Oggi, Gesù fa tre dichiarazioni capitali quali: che si deve mangiare la carne del Figlio dell’uomo e bere il suo sangue; che se non si fà la Comunione non si può aver vita; e che questa vita è la vita eterna ed è condizione per la risurrezione (cf. Gv 6,53.58). Non vi è nient’altro nel Vangelo che sia così chiaro, così evidente e definitivo come queste affermazioni di Gesù.

Questo brano, a un primo sguardo un po’ distratto e veloce, potrebbe generare parecchio scalpore. Bere il sangue di una persona? Mangiare la sua carne? Ciò che mi viene chiesto è scandalizzante!

Ma il messaggio necessita di andare oltre l’antropofagia, richiede di mettere da parte la nostra involontaria superficialità razionale. Per comprendere questo brano ci è necessario mettere la nostra anima alla presenza del Figlio di Dio, fatto della sua stessa sostanza divina. Quindi adesso immaginiamo di leggere nuovamente questo brano e di associare alla parola corpo e sangue un significato più profondo, molto più vicino alla vostra anima e alla divinità di Cristo.

Gesù sta sussurrando alla nostra interiorità la strada che ci può condurre alla Salvezza, ed è in questo contesto che mangiare la carne di Gesù e bere il suo sangue riesce a trovare il suo vero significato: si tratta della stessa carne e dello stesso sangue che si sono immolati nella croce, perché le scritture si adempissero e noi fossimo salvati dai nostri peccati. Allora, mangiare la sua carne e bere il suo sangue significa nutrire noi stessi con la verità e con l’amore che Dio ci ha donato attraverso suo Figlio, trovare la salvezza attraverso i suoi insegnamenti, trovare la salvezza attraverso la fede in Dio, unico e solo Dio, che ci ama così tanto da essere geloso dei nostri idoli. Infatti, dice la Sacra Scrittura, solo Dio può darci il nutrimento vero per salvarci, in quanto disceso dal cielo, mentre coloro che hanno mangiato il pane degli idoli hanno privato sé stessi della salvezza che Dio aveva destinato e donato loro.

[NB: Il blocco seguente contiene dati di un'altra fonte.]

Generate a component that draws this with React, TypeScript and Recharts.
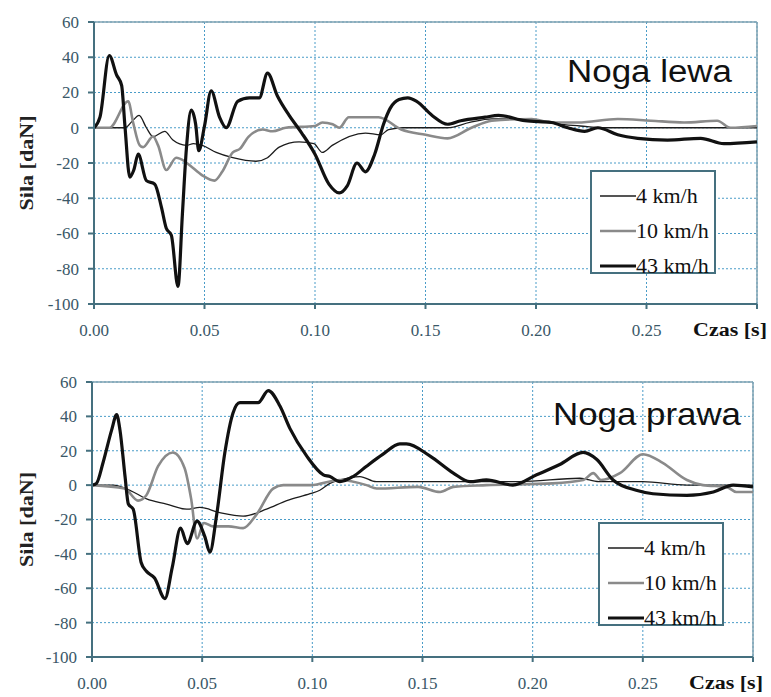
import React from 'react'
import {
  LineChart,
  Line,
  XAxis,
  YAxis,
  CartesianGrid,
  ReferenceLine,
  Legend,
} from 'recharts'

// time [s], force [daN]
type Pt = [number, number]

const LEFT_4: Pt[] = [
  [0, 0], [0.014, 0], [0.0175, 4], [0.0204, 7], [0.0237, 0], [0.0267, -5], [0.032, -2],
  [0.0357, -7], [0.0418, -10], [0.045, -9], [0.049, -10], [0.0553, -14], [0.0628, -17],
  [0.0733, -19], [0.0785, -17], [0.0838, -11], [0.0928, -8], [0.0995, -9], [0.1033, -14],
  [0.1078, -10], [0.1228, -3], [0.1297, -4], [0.1333, -1], [0.14, 0], [0.16, 0], [0.17, 3],
  [0.18, 5], [0.19, 5], [0.2, 4], [0.21, 2], [0.22, 1], [0.23, 0], [0.26, 0], [0.28, 0], [0.3, 0],
]

const LEFT_10: Pt[] = [
  [0, 0], [0.007, 0], [0.0155, 15], [0.0177, 3], [0.0207, -10], [0.0222, -11], [0.0267, -5],
  [0.029, -10], [0.0327, -24], [0.0372, -17], [0.041, -19], [0.044, -22], [0.049, -27],
  [0.0545, -30], [0.058, -25], [0.0628, -14], [0.066, -12], [0.07, -5], [0.0763, -1],
  [0.0808, -2], [0.0868, 0], [0.1, 1], [0.1033, 3], [0.108, 2], [0.111, 0], [0.1153, 6],
  [0.1288, 6], [0.139, -1], [0.15, -4], [0.16, -6], [0.1708, 0], [0.18, 4], [0.198, 5],
  [0.207, 3], [0.219, 3], [0.237, 5], [0.252, 4], [0.267, 3], [0.282, 4], [0.288, 0], [0.3, 1],
]

const LEFT_43: Pt[] = [
  [0, 0], [0.0027, 6], [0.0069, 41], [0.0102, 30], [0.0125, 24], [0.014, 1], [0.0162, -28],
  [0.018, -24], [0.02, -15], [0.0237, -30], [0.0275, -32], [0.0305, -45], [0.0327, -57],
  [0.035, -61], [0.038, -90], [0.04, -49], [0.0418, -12], [0.044, 10], [0.046, 2],
  [0.0474, -13], [0.05, 1], [0.053, 21], [0.0568, 6], [0.0598, 0], [0.065, 15], [0.0703, 17],
  [0.0748, 17], [0.0785, 31], [0.083, 18], [0.0883, 7], [0.094, -3], [0.1, -15], [0.1063, -32],
  [0.111, -37], [0.1146, -33], [0.119, -20], [0.1228, -25], [0.127, -15], [0.131, 2],
  [0.134, 11], [0.138, 16], [0.142, 17], [0.146, 15], [0.153, 7], [0.16, 2], [0.166, 4],
  [0.177, 6], [0.183, 7], [0.195, 4], [0.207, 3], [0.2144, 0], [0.222, -2], [0.228, 0],
  [0.237, -4], [0.246, -6], [0.2595, -7], [0.2745, -6], [0.285, -9], [0.3, -8],
]

const RIGHT_4: Pt[] = [
  [0, 0], [0.0095, 0], [0.0172, -3], [0.0248, -8], [0.0338, -11], [0.043, -14], [0.049, -13],
  [0.058, -16], [0.0686, -18], [0.0792, -14], [0.0884, -9], [0.099, -5], [0.1034, -3],
  [0.108, 1], [0.1125, 3], [0.1216, 5], [0.129, 2], [0.14, 2], [0.16, 2], [0.18, 2],
  [0.194, 2], [0.2214, 4], [0.23, 2], [0.25, 2], [0.27, 0], [0.3, 0],
]

const RIGHT_10: Pt[] = [
  [0, 0], [0.0148, -2], [0.0209, -9], [0.0246, -6], [0.03, 11], [0.0367, 19], [0.042, 10],
  [0.045, -8], [0.0477, -31], [0.0508, -22], [0.055, -24], [0.062, -24], [0.0686, -25],
  [0.0747, -17], [0.0822, -2], [0.0868, 0], [0.0993, 0], [0.1125, 3], [0.1246, 0],
  [0.1292, -2], [0.148, -1], [0.158, -4], [0.164, -1], [0.179, 0], [0.209, 1], [0.223, 3],
  [0.2275, 7], [0.231, 3], [0.2396, 7], [0.2501, 18], [0.259, 13], [0.27, 3], [0.2773, 0],
  [0.288, -1], [0.2924, -4], [0.3, -4],
]

const RIGHT_43: Pt[] = [
  [0, 0], [0.002, 1], [0.005, 13], [0.0089, 32], [0.0112, 41], [0.0127, 32], [0.015, 5],
  [0.0165, -11], [0.0187, -14], [0.0223, -45], [0.0246, -50], [0.0284, -54], [0.0331, -66],
  [0.0364, -48], [0.0402, -25], [0.0432, -34], [0.0477, -21], [0.0512, -30], [0.0535, -39],
  [0.0565, -18], [0.0603, 19], [0.064, 42], [0.0671, 48], [0.0754, 48], [0.08, 55],
  [0.0853, 46], [0.0898, 33], [0.0974, 17], [0.105, 6], [0.108, 5], [0.1125, 2], [0.1185, 5],
  [0.1246, 11], [0.1321, 18], [0.1397, 24], [0.1427, 24], [0.1533, 17], [0.164, 7],
  [0.1715, 2], [0.179, 3], [0.191, 0], [0.2018, 6], [0.2123, 12], [0.2229, 19], [0.229, 15],
  [0.2365, 3], [0.247, -3], [0.2546, -5], [0.27, -6], [0.282, -4], [0.291, 0], [0.3, -1],
]

const SPEEDS = ['4 km/h', '10 km/h', '43 km/h']
const TIME_TICKS = [0, 0.05, 0.1, 0.15, 0.2, 0.25, 0.3]
const FORCE_TICKS = [-100, -80, -60, -40, -20, 0, 20, 40, 60]

const SERIF = 'Liberation Serif, DejaVu Serif, serif'
const SANS = 'Liberation Sans, Arial, sans-serif'
const AXIS = '#45707f'
const FRAME = '#7fa2b2'
const GRID = '#4a9cc8'
const TICK_TEXT = '#3a5868'

const STYLES = [
  { color: '#1c1c1c', width: 1.3 },
  { color: '#8a8a8a', width: 2.6 },
  { color: '#111111', width: 3.2 },
]

const toPts = (arr: Pt[]) => arr.map(([t, v]) => ({ t, v }))

function TimeTick(props: any) {
  const { x, y, payload } = props
  if (payload.value > 0.299) {
    return (
      <text x={x + 10} y={y + 25} textAnchor="end" style={{ fontFamily: SERIF }} fontWeight="bold"
        fontSize={18} fill="#111" textLength={74} lengthAdjust="spacingAndGlyphs">
        Czas [s]
      </text>
    )
  }
  return (
    <text x={x} y={y + 25} textAnchor="middle" style={{ fontFamily: SERIF }} fontSize={17} fill={TICK_TEXT}>
      {payload.value.toFixed(2)}
    </text>
  )
}

function ForceTick(props: any) {
  const { x, y, payload } = props
  return (
    <text x={x} y={y} dy="0.35em" textAnchor="end" style={{ fontFamily: SERIF }} fontSize={17} fill={TICK_TEXT}>
      {payload.value}
    </text>
  )
}

function ForceLabel(props: any) {
  const vb = props.viewBox || { x: 0, y: 0, height: 0 }
  const cx = 26
  const cy = vb.y + vb.height / 2
  return (
    <text x={cx} y={cy} transform={`rotate(-90, ${cx}, ${cy})`} textAnchor="middle"
      dominantBaseline="central" style={{ fontFamily: SERIF }} fontWeight="bold" fontSize={19}
      fill="#222" textLength={95} lengthAdjust="spacingAndGlyphs">
      Sila [daN]
    </text>
  )
}

function LegendBox(props: any) {
  const { payload = [] } = props
  const items = [...payload].sort(
    (a: any, b: any) => SPEEDS.indexOf(a.value) - SPEEDS.indexOf(b.value),
  )
  return (
    <div style={{ width: 126, height: 104, border: `2px solid ${AXIS}`, background: '#fff',
      padding: '6px 0 0 8px', boxSizing: 'border-box' }}>
      {items.map((entry: any) => {
        const st = STYLES[SPEEDS.indexOf(entry.value)]
        return (
          <div key={entry.value} style={{ display: 'flex', alignItems: 'center', height: 35 }}>
            <svg width={36} height={10}>
              <line x1={0} y1={5} x2={36} y2={5} stroke={st.color} strokeWidth={st.width} />
            </svg>
            <span style={{ fontFamily: SERIF, fontSize: 22, color: '#111', lineHeight: 1 }}>
              {entry.value}
            </span>
          </div>
        )
      })}
    </div>
  )
}

interface PanelProps {
  top: number
  height: number
  plotTop: number
  plotHeight: number
  rightGap: number
  axisWidth: number
  title: string
  titleX: number
  titleY: number
  titleLen: number
  titleSize: number
  legendLeft: number
  legendTop: number
  series: Pt[][]
}

function Panel(p: PanelProps) {
  return (
    <div style={{ position: 'absolute', left: 0, top: p.top, width: 771, height: p.height }}>
      <LineChart width={771} height={p.height}
        margin={{ top: p.plotTop, right: p.rightGap, left: 0, bottom: 0 }}>
        <CartesianGrid stroke={GRID} strokeDasharray="2 2" strokeWidth={1} />
        <XAxis dataKey="t" type="number" domain={[0, 0.3]} ticks={TIME_TICKS}
          allowDataOverflow height={p.height - p.plotTop - p.plotHeight}
          stroke={AXIS} strokeWidth={2} tickSize={5} tickMargin={2}
          tick={<TimeTick />} interval={0} />
        <YAxis type="number" domain={[-100, 60]} ticks={FORCE_TICKS} width={p.axisWidth}
          stroke={AXIS} strokeWidth={2} tickSize={6} tickMargin={9} interval={0}
          tick={<ForceTick />} label={<ForceLabel />} />
        <ReferenceLine y={60} stroke={FRAME} strokeWidth={1.5} />
        <ReferenceLine x={0.3} stroke={FRAME} strokeWidth={1.5} />
        <Legend layout="vertical" align="center" verticalAlign="middle"
          wrapperStyle={{ left: p.legendLeft, top: p.legendTop, width: 'auto' }}
          content={<LegendBox />} />
        {p.series.map((s, i) => (
          <Line key={SPEEDS[i]} data={toPts(s)} dataKey="v" name={SPEEDS[i]} type="monotone"
            stroke={STYLES[i].color} strokeWidth={STYLES[i].width} dot={false}
            isAnimationActive={false} />
        ))}
        <text x={p.titleX} y={p.titleY} style={{ fontFamily: SANS }} fontSize={p.titleSize} fill="#111"
          textLength={p.titleLen} lengthAdjust="spacingAndGlyphs">
          {p.title}
        </text>
      </LineChart>
    </div>
  )
}

export default function App() {
  return (
    <div style={{ position: 'absolute', left: 0, top: 0, width: 771, height: 697, background: '#fff' }}>
      <Panel top={0} height={345} plotTop={22} plotHeight={282} rightGap={14} axisWidth={94}
        title="Noga lewa" titleX={567} titleY={82} titleLen={165} titleSize={31}
        legendLeft={590} legendTop={170} series={[LEFT_4, LEFT_10, LEFT_43]} />
      <Panel top={345} height={352} plotTop={37} plotHeight={275} rightGap={18} axisWidth={92}
        title="Noga prawa" titleX={553} titleY={80} titleLen={188} titleSize={32}
        legendLeft={598} legendTop={177} series={[RIGHT_4, RIGHT_10, RIGHT_43]} />
    </div>
  )
}
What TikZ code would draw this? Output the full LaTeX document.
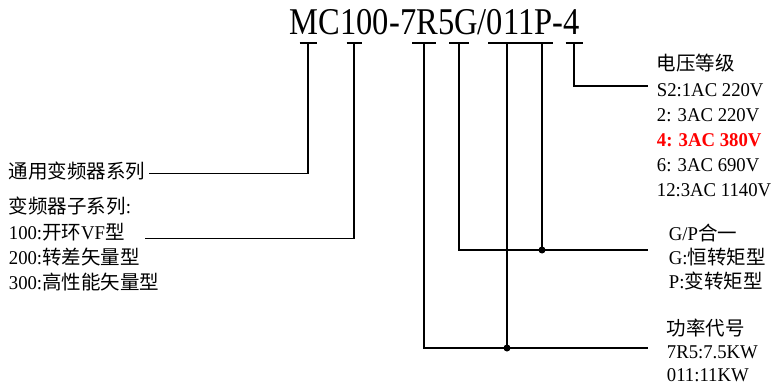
\documentclass[tikz,border=0pt]{standalone}
\usepackage{fontspec}
\setmainfont[FakeStretch=0.96]{Liberation Serif}
\newfontfamily\cjk{Noto Sans CJK SC}
\newfontfamily\codefont[FakeStretch=0.86]{Liberation Serif}
\newcommand\lblfont{\fontsize{19.5}{24}\selectfont}
\usetikzlibrary{matrix}

\begin{document}
\begin{tikzpicture}[
x=1pt,
y=-1pt,
line width=1.8pt,
lbl/.style={
  font=\lblfont,
  inner sep=0pt,
  text height=15pt,
  text depth=5pt,
  anchor=base west
  },
txt/.style={
  matrix of nodes,
  nodes={lbl},
  inner sep=0pt,
  row sep=#1,
  anchor=north west
  },
hl/.style={
  text=red,
  font=\lblfont\bfseries
  },
dot/.style={
  circle,
  fill,
  inner sep=0pt,
  minimum size=7pt
  }
]
\useasboundingbox (0,0) rectangle (775,385);

\node[anchor=base west, inner sep=0pt, font=\codefont\fontsize{37.8}{40}\selectfont] (code) at (289,35) {MC100-7R5G/011P-4};

% left side
\node[lbl] (series) at (8,178.5) {{\cjk 通用变频器系列}};
\matrix[txt=5.3pt] (sub) at (8,198)
{
{\cjk 变频器子系列}: \\
100:{\cjk 开环}VF{\cjk 型} \\
200:{\cjk 转差矢量型} \\
300:{\cjk 高性能矢量型} \\
};

% right side
\matrix[txt=5.1pt] (volt) at (656,55)
{
{\cjk 电压等级} \\
S2:1AC 220V \\
2: 3AC 220V \\
|[hl]| 4: 3AC 380V \\
6: 3AC 690V \\
12:3AC 1140V \\
};
\matrix[txt=4pt] (gp) at (668,225)
{
G/P{\cjk 合一} \\
G:{\cjk 恒转矩型} \\
P:{\cjk 变转矩型} \\
};
\matrix[txt=3pt] (pw) at (666,320)
{
{\cjk 功率代号} \\
7R5:7.5KW \\
011:11KW \\
};

% bars under the code
\coordinate (bMC) at (308,43);
\coordinate (bSer) at (354,43);
\coordinate (bPow) at (424,43);
\coordinate (bG) at (459,43);
\coordinate (bNum) at (507,43);
\coordinate (bP) at (542,43);
\coordinate (bVolt) at (574,43);
\foreach \b/\w in {bMC/8.5,bSer/7.5,bPow/12,bG/10,bVolt/8.5}
  \draw ([xshift=-\w pt]\b) -- ([xshift=\w pt]\b);
\draw ([xshift=-19pt]bNum) -- ([xshift=11pt]bP);

% free ends
\coordinate (eSub) at (145,238.5);
\coordinate (eVolt) at (648,86);
\coordinate (eGP) at (648,250);
\coordinate (ePow) at (648,348);

\draw (bMC) |- ([xshift=3pt]series.east);
\draw (bSer) |- (eSub);
\draw (bPow) |- (ePow);
\draw (bG) |- (eGP);
\draw (bVolt) |- (eVolt);
\draw (bP) -- (bP |- eGP) node[dot] {};
\draw (bNum) -- (bNum |- ePow) node[dot] {};

\end{tikzpicture}
\end{document}
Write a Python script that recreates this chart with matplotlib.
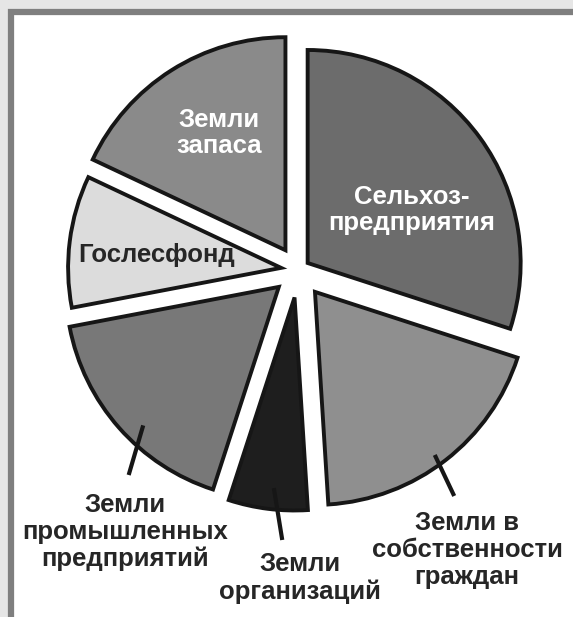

“Mangiare per vivere”: mangiare la carne del Figlio dell’uomo per vivere come il Figlio dell’uomo. Questo mangiare si chiama “comunione”. Si tratta di un “mangiare”, e diciamo “mangiare” affinché rimanga chiara la necessità dell’assimilazione, dell’identificazione con Gesù. Si comunica per mantenere la unione: per pensare come Lui, per parlare come Lui, per amare come Lui. I cristiani avevamo bisogno dell’enciclica eucaristica di Giovanni Paolo II, La Chiesa vive dell’Eucaristia. Si tratta di un’enciclica appassionata: è “fuoco” perché l’Eucaristia è incandescente.

«Ho desiderato ardentemente di mangiare questa Pasqua con voi» (Lc 22,15), disse Gesù la sera del Giovedì Santo. Dobbiamo recuperare il fervore eucaristico. Nessun’altra religione ha una simile iniziativa. È Dio stesso che scende fino al cuore dell’uomo per stabilire una misteriosa relazione d’amore. E da lì si costruisce la Chiesa e prende parte nel dinamismo apostolico ed ecclesiale dell’Eucaristia.

Stiamo toccando la profondità stessa del mistero, come Tommaso, che tocca le ferite di Cristo Risorto. Noi cristiani dovremo rivedere la nostra fedeltà al fatto eucaristico, così come Gesù lo ha rivelato e la Chiesa ce lo propone. Dobbiamo rivivere la “tenerezza” verso l’Eucaristia: genuflessioni pausate e ben fatte, incremento del numero delle comunioni spirituali… E, a partire dall’Eucaristia gli uomini ci appariranno sacri, così come sono. E li serviremo con una rinnovata tenerezza.